О том, что нас мало, что будет беда,
Жужжит мне дурак везде уже.
Но сколько нас бродит по всем городам
И влюбляется в умных девушек.
В этом четверостишии больше самосознания, ощущения поколения и даже четкости, но есть громоздкость, и всего стихотворения я не помню, так что приведенное раньше восьмистишие я так или иначе считаю первым своим стихотворением.
Но все больше занимаясь поэзией, все же главным образом я продолжал учиться в школе. И отнюдь не в старших классах — в шестом, в седьмом. Большого противоречия между школой и своим увлечением я долго не замечал. У нас была хорошая учительница по языку и литературе Мария Ивановна Семенович. Потом, в конце моего пребывания в этой школе у меня с ней вышел конфликт, но главного он не меняет. Она вполне соответствовала детскому представлению о том, что учитель литературы должен быть не только грамотным, но и культурным человеком, любящим и понимающим литературу. Она и сама писала стихи. Однажды, уступая нашей с Люсиком просьбе, даже прочла нам их в пустом классе, и они нам понравились. Вроде, если мне не изменяет память, в них тоже была романтическая печаль по «весне военного коммунизма». Во всяком случае они были вполне современны по интонации и поэтике. Так что особого противоречия между школьной и не школьной литературой я чувствовать не мог. Правда, рядом была учительница, которая, когда проявлялась, этих качеств не выказывала (а детский суд строг), но она преподавала не у нас, и мы ограничивались тем, что презирали ее, как мещанку. Впрочем, в рамках школьного обучения она была, по-видимому, человеком сведущим — тогда еще в городах иное и не мыслилось.
Начались влюбленности. Мы с Гришей и еще несколько ребят были влюблены в его одноклассницу Тамару. А она «любила» не нас. Все это не мешало нам всем дружить самой нежной дружбой. Но все перипетии наших чувств отражались в стихах. Помню строки из забытого стихотворения:
Завтра — контрольная. Завтра — гроза.
Выучил я до нормы…
Но если из книги глядят глаза
Вместо химических формул!
Напоминаю: все это происходило во второй половине тридцатых годов. Несмотря на все мои подозрения насчет преданной Сталиным революции и уничтожения настоящих революционеров, а также насчет безыдейности комсомольских работников — я до конца не знал и не представлял, какие это годы. У Давида Самойлова сказано о его ровесниках до войны: «В них были вера и доверье». У меня вера была не всегда (часто сомневался), но доверие — было. И не только к людям — оно у меня осталось и редко меня обманывало. Но и иное доверие, допустим доверие к званию. Не только к званию учителя (что раз учит, значит, знает), но, несмотря на филиппики против безыдейных карьеристов, даже к званию партработника. Я полагал (иногда!), что некоторые из них чего-то не понимают, а иногда — поскольку держались они очень уверенно, — что они, вероятно, имеют в виду нечто, чего не понимаю я. Что они ведут себя уверенно, ничего, кроме последней установки, в виду не имея, а порой и не зная, что надо (или даже сознавая, что не надо) что-то иметь в виду, я мог себе тогда представить только отвлеченно, даже не теоретически, а риторически. При встрече с живым человеком это знание улетучивалось. И это способствовало моим переходам на официозные рельсы, тогда и позже.
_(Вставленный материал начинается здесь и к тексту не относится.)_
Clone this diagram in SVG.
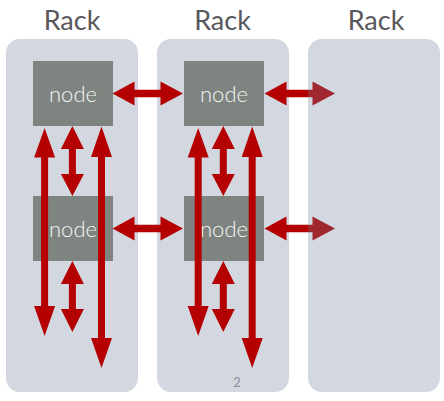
<svg xmlns="http://www.w3.org/2000/svg" width="444" height="401" viewBox="0 0 444 401">
  <style>
    .rack { fill: #717E9B; fill-opacity: 0.31; }
    .title { font-family: Lato, "Open Sans", "Liberation Sans", sans-serif; font-size: 27px; fill: #58585A; text-anchor: middle; }
    .box { fill: #7E8581; }
    .label { font-family: Lato, "Open Sans", "Liberation Sans", sans-serif; font-weight: 300; font-size: 22px; fill: #F4F4F4; text-anchor: middle; }
    .arrow { fill: #B40000; }
    .page { font-family: Lato, "Liberation Sans", sans-serif; font-size: 13px; fill: #8A8F99; text-anchor: middle; }
  </style>
  <rect width="444" height="401" fill="#FFFFFF"/>
  <g id="rack1">
    <rect class="rack" x="6" y="39" width="132" height="353" rx="14"/>
    <text class="title" x="72" y="30">Rack</text>
  </g>
  <g id="rack2">
    <rect class="rack" x="157" y="39" width="132" height="353" rx="14"/>
    <text class="title" x="222.5" y="30">Rack</text>
    <text class="page" x="237" y="387">2</text>
  </g>
  <g id="node1">
    <rect class="box" x="33" y="61" width="80" height="65"/>
    <text class="label" x="73" y="102">node</text>
  </g>
  <g id="node2">
    <rect class="box" x="33" y="196" width="80" height="65"/>
    <text class="label" x="73" y="237">node</text>
  </g>
  <g id="node3">
    <rect class="box" x="184" y="61" width="80" height="65"/>
    <text class="label" x="224" y="102">node</text>
  </g>
  <g id="node4">
    <rect class="box" x="184" y="196" width="80" height="65"/>
    <text class="label" x="224" y="237">node</text>
  </g>
  <g id="connectors" class="arrow">
    <path d="M112.5,93.5 L134.5,81.5 L134.5,89.75 L160.5,89.75 L160.5,81.5 L183,93.5 L160.5,105.5 L160.5,97.25 L134.5,97.25 L134.5,105.5 Z"/>
    <path d="M264.5,93.5 L286.5,81.5 L286.5,89.75 L312.5,89.75 L312.5,81.5 L335,93.5 L312.5,105.5 L312.5,97.25 L286.5,97.25 L286.5,105.5 Z"/>
    <path d="M112.5,228.5 L134.5,216.5 L134.5,224.75 L160.5,224.75 L160.5,216.5 L183,228.5 L160.5,240.5 L160.5,232.25 L134.5,232.25 L134.5,240.5 Z"/>
    <path d="M264.5,228.5 L286.5,216.5 L286.5,224.75 L312.5,224.75 L312.5,216.5 L335,228.5 L312.5,240.5 L312.5,232.25 L286.5,232.25 L286.5,240.5 Z"/>
    <path d="M44.6,128 L55.1,157.5 L48.1,157.5 L48.1,306 L55.1,306 L44.6,336 L34.1,306 L41.1,306 L41.1,157.5 L34.1,157.5 Z"/>
    <path d="M72.4,126 L83.9,149 L75.9,149 L75.9,174 L83.9,174 L72.4,196 L60.9,174 L68.9,174 L68.9,149 L60.9,149 Z"/>
    <path d="M101.5,126.5 L112,157 L105,157 L105,338 L112,338 L101.5,368 L91,338 L98,338 L98,157 L91,157 Z"/>
    <path d="M72.4,261 L83.9,284 L75.9,284 L75.9,309 L83.9,309 L72.4,332 L60.9,309 L68.9,309 L68.9,284 L60.9,284 Z"/>
    <path d="M198.2,128 L208.7,157.5 L201.7,157.5 L201.7,306 L208.7,306 L198.2,336 L187.7,306 L194.7,306 L194.7,157.5 L187.7,157.5 Z"/>
    <path d="M223.3,126 L234.8,149 L226.8,149 L226.8,174 L234.8,174 L223.3,196 L211.8,174 L219.8,174 L219.8,149 L211.8,149 Z"/>
    <path d="M223.3,261 L234.8,284 L226.8,284 L226.8,309 L234.8,309 L223.3,332 L211.8,309 L219.8,309 L219.8,284 L211.8,284 Z"/>
    <path d="M252.2,126.5 L262.7,157 L255.7,157 L255.7,338 L262.7,338 L252.2,368 L241.7,338 L248.7,338 L248.7,157 L241.7,157 Z"/>
  </g>
  <g id="rack3">
    <rect class="rack" x="308" y="39" width="132" height="353" rx="14"/>
    <text class="title" x="376" y="30">Rack</text>
  </g>
</svg>
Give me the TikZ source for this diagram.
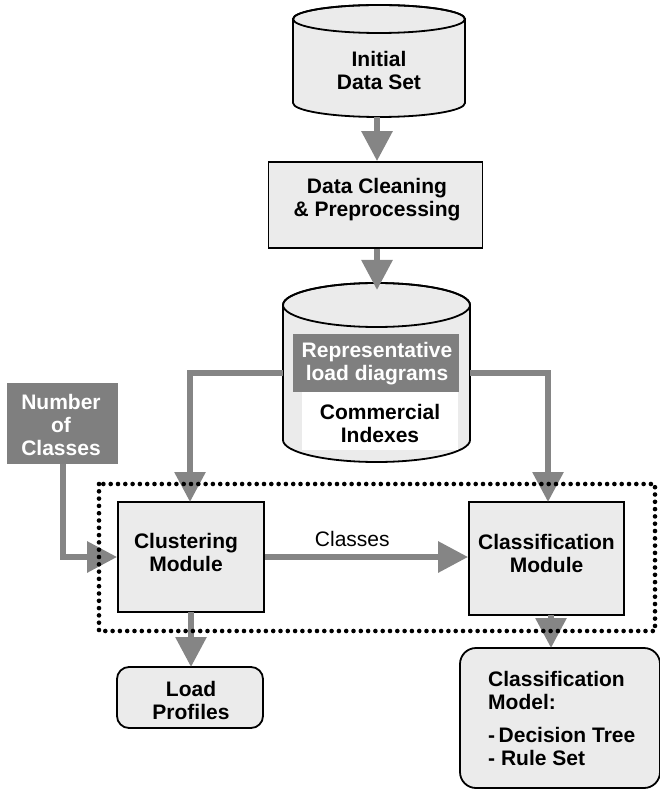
\documentclass[tikz,border=0pt]{standalone}
\usepackage{fontspec}
\setmainfont{Liberation Sans}
\usetikzlibrary{arrows.meta,calc}
\definecolor{lightfill}{HTML}{EBEBEB}
\definecolor{darkfill}{HTML}{7F7F7F}
\definecolor{arrowgray}{HTML}{858585}
\begin{document}
\begin{tikzpicture}[x=1pt,y=1pt,
  box/.style={draw, line width=1.8pt, fill=lightfill, inner sep=0pt},
  rbox/.style={box, rounded corners=12pt},
  darkbox/.style={fill=darkfill, inner sep=0pt},
  txt/.style={font=\fontsize{21}{23}\selectfont\bfseries, align=center, inner sep=0pt},
  wtxt/.style={txt, text=white},
  plain/.style={font=\fontsize{21}{23}\selectfont, inner sep=0pt},
  flow/.style={draw=arrowgray, line width=6pt, -{Triangle[length=30pt,width=30pt]}},
  dotborder/.style={draw=black, line width=4.6pt, line cap=round, dash pattern=on 0pt off 7.3pt},
  cyl/.style={draw, line width=1.8pt, fill=lightfill}
]
\useasboundingbox (0,0) rectangle (660,-791);

% ---------- Cylinder 1: Initial Data Set ----------
\path[cyl] (293,-19) -- (293,-103)
  arc[start angle=180,end angle=360,x radius=86pt,y radius=14pt]
  -- (465,-19)
  arc[start angle=0,end angle=180,x radius=86pt,y radius=14pt] -- cycle;
\draw[line width=1.8pt] (379,-19) ellipse[x radius=86pt,y radius=14pt];
\node[txt] (init) at (379,-70) {Initial\\Data Set};
\coordinate (cylAbot) at (377,-117);

% ---------- Data cleaning ----------
\node[box, minimum width=214pt, minimum height=86pt] (prep) at (375.5,-205) {};
\node[txt] (prepT) at (377,-200) {Data Cleaning\\\& Preprocessing};

% ---------- Cylinder 2 ----------
\path[cyl] (283,-305) -- (283,-440)
  arc[start angle=180,end angle=360,x radius=93.5pt,y radius=22pt]
  -- (470,-305)
  arc[start angle=0,end angle=180,x radius=93.5pt,y radius=22pt] -- cycle;
\draw[line width=1.8pt] (376.5,-305) ellipse[x radius=93.5pt,y radius=22pt];
\coordinate (cylBtop) at (377,-290);
\coordinate (cylBleft) at (283,-373);
\coordinate (cylBright) at (470,-373);
\node[darkbox, minimum width=166pt, minimum height=58pt] (rep) at (376,-363) {};
\node[wtxt] (repT) at (377,-364) {Representative\\load diagrams};
\node[fill=white, inner sep=0pt, minimum width=156pt, minimum height=58pt] (comm) at (380,-421) {};
\node[txt] (commT) at (380,-423) {Commercial\\Indexes};

% ---------- Number of classes ----------
\node[darkbox, minimum width=111pt, minimum height=81pt] (num) at (62.5,-423.5) {};
\node[wtxt] (numT) at (61,-425) {Number\\of\\Classes};

% ---------- Modules ----------
\node[box, minimum width=146pt, minimum height=110pt] (clus) at (191,-557) {};
\node[txt] (clusT) at (186,-552) {Clustering\\Module};
\node[box, minimum width=155pt, minimum height=113pt] (clas) at (546.5,-558.5) {};
\node[txt] (clasT) at (546.5,-553) {Classification\\Module};

% ---------- Outputs ----------
\node[rbox, minimum width=146pt, minimum height=61pt] (load) at (190,-697.5) {};
\node[txt] (loadT) at (191,-700) {Load\\Profiles};
\node[rbox, rounded corners=16pt, minimum width=200pt, minimum height=140pt] (model) at (560,-718) {};
\node[txt, align=left, anchor=west] (modelT) at (488,-718)
  {Classification\\Model:\\[10pt]-\,Decision Tree\\- Rule Set};

% ---------- Connectors ----------
\draw[flow] (cylAbot) -- (cylAbot |- prep.north);
\draw[flow] (prep.south -| cylBtop) -- (cylBtop);
\draw[flow] (cylBleft) -- (190,-373) -- (190,-502);
\draw[flow] (cylBright) -- (548,-373) -- (548,-502);
\draw[flow] (num.south) -- (62.5,-557) -- (clus.west |- 0,-557);
\draw[flow] (clus.east |- 0,-557) -- (clas.west |- 0,-557)
  node[plain, pos=0.43, above=7pt] (classesL) {Classes};
\draw[flow] (191,-612) -- (191,-667);
\draw[flow] (551,-615) -- (551,-648);

% ---------- Dotted frame ----------
\draw[dotborder] (99,-484) rectangle (655,-631);
\end{tikzpicture}
\end{document}
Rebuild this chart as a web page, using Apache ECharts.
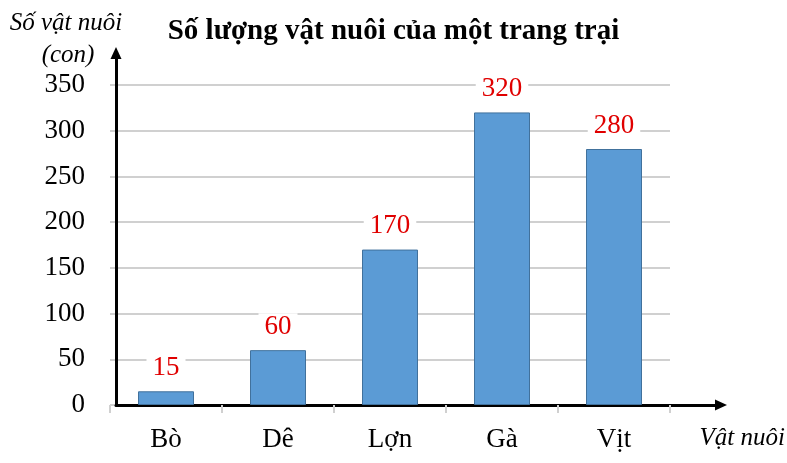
<!DOCTYPE html>
<html>
<head>
<meta charset="utf-8">
<script src="https://cdn.jsdelivr.net/npm/echarts@6/dist/echarts.min.js"></script>
<style>
  html, body { margin: 0; padding: 0; background: #fff; }
  #chart { width: 787px; height: 463px; }
</style>
</head>
<body>
<div id="chart"></div>
<script>
const FONT = "'Liberation Serif', 'Times New Roman', serif";

const categories = ["Bò", "Dê", "Lợn", "Gà", "Vịt"];
const animalCounts = [15, 60, 170, 320, 280];
const yTicks = { min: 0, max: 350, interval: 50 };

const chart = echarts.init(document.getElementById("chart"));

// black arrow axes live in a second, empty grid
const arrowAxis = {
  min: 0,
  max: 1,
  axisLine: {
    show: true,
    symbol: ["none", "triangle"],
    symbolSize: [11, 12],
    lineStyle: { color: "#000", width: 3 }
  },
  axisTick: { show: false },
  axisLabel: { show: false },
  splitLine: { show: false }
};

chart.setOption({
  animation: false,
  backgroundColor: "#fff",
  title: {
    text: "Số lượng vật nuôi của một trang trại",
    left: "center",
    top: 12,
    textStyle: { fontFamily: FONT, fontSize: 29, fontWeight: "bold", color: "#000" }
  },
  graphic: [
    {
      type: "text",
      x: 66,
      y: 23,
      style: {
        text: "Số vật nuôi",
        font: "italic 25px " + FONT,
        fill: "#000",
        align: "center",
        verticalAlign: "middle"
      }
    },
    {
      type: "text",
      x: 68,
      y: 55,
      style: {
        text: "(con)",
        font: "italic 25px " + FONT,
        fill: "#000",
        align: "center",
        verticalAlign: "middle"
      }
    },
    {
      type: "text",
      x: 785,
      y: 438,
      style: {
        text: "Vật nuôi",
        font: "italic 25px " + FONT,
        fill: "#000",
        align: "right",
        verticalAlign: "middle"
      }
    }
  ],
  grid: [
    { left: 110, right: 117, top: 85, bottom: 58 },
    { left: 116, right: 66, top: 53, bottom: 58 }
  ],
  xAxis: [
    {
      type: "category",
      data: categories,
      gridIndex: 0,
      axisLine: { show: true, lineStyle: { color: "#d0d0d0", width: 1 } },
      axisTick: { show: true, length: 8, lineStyle: { color: "#d0d0d0", width: 2 } },
      axisLabel: { fontFamily: FONT, fontSize: 27, color: "#000", margin: 21 }
    },
    Object.assign({ type: "value", gridIndex: 1 }, arrowAxis)
  ],
  yAxis: [
    {
      type: "value",
      gridIndex: 0,
      min: yTicks.min,
      max: yTicks.max,
      interval: yTicks.interval,
      axisLine: { show: false },
      axisTick: { show: false },
      axisLabel: { fontFamily: FONT, fontSize: 27, color: "#000", margin: 25 },
      splitLine: { lineStyle: { color: "#d0d0d0", width: 2 } }
    },
    Object.assign({ type: "value", gridIndex: 1 }, arrowAxis)
  ],
  series: [
    {
      type: "bar",
      xAxisIndex: 0,
      yAxisIndex: 0,
      data: animalCounts,
      barWidth: "50%",
      itemStyle: { color: "#5b9bd5", borderColor: "#41719c", borderWidth: 1 },
      label: {
        show: true,
        position: "top",
        distance: 10,
        fontFamily: FONT,
        fontSize: 27,
        color: "#e00000",
        backgroundColor: "#fff",
        padding: [0, 6]
      }
    }
  ]
});
</script>
</body>
</html>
Как я теперь понимаю, эти мои переходы на официозные рельсы были для меня, как это ни странно на первый взгляд, наиболее опасны. Когда я бывал «против», я все-таки бывал в какой-то степени осторожен, а когда «за», осторожность терял всякую. А этого делать нельзя было ни в коем случае. Для Сталина и сталинщины своих не было, сторонники не требовались. Требовались холопы, не задающие вопросов и знающие свое место. Неудивительно, что и арестован в 1947 году я был, находясь на восторженно-официальных позициях. Нужны они были кому-то, мои позиции!
В детстве они были тоже никому не нужны, но я этого еще не знал (впрочем, как в юности и молодости). И поэтому полагал, что «антимещанские» пафос тогдашних моих стихов соответствует не только моим чувствам и мыслям, но и «линии», и должен быть близок и желателен тем, кто ее проводит. Кроме того, тут я следовал Маяковскому, превозносимому за это же до небес. Да и партию ведь, если она партия, не могло же не пугать, что ее «великое дело» может потонуть в море безыдейности. Представить же, что к тому времени это образование уже не было партией и его ничто не могло волновать, я тогда до конца еще не мог.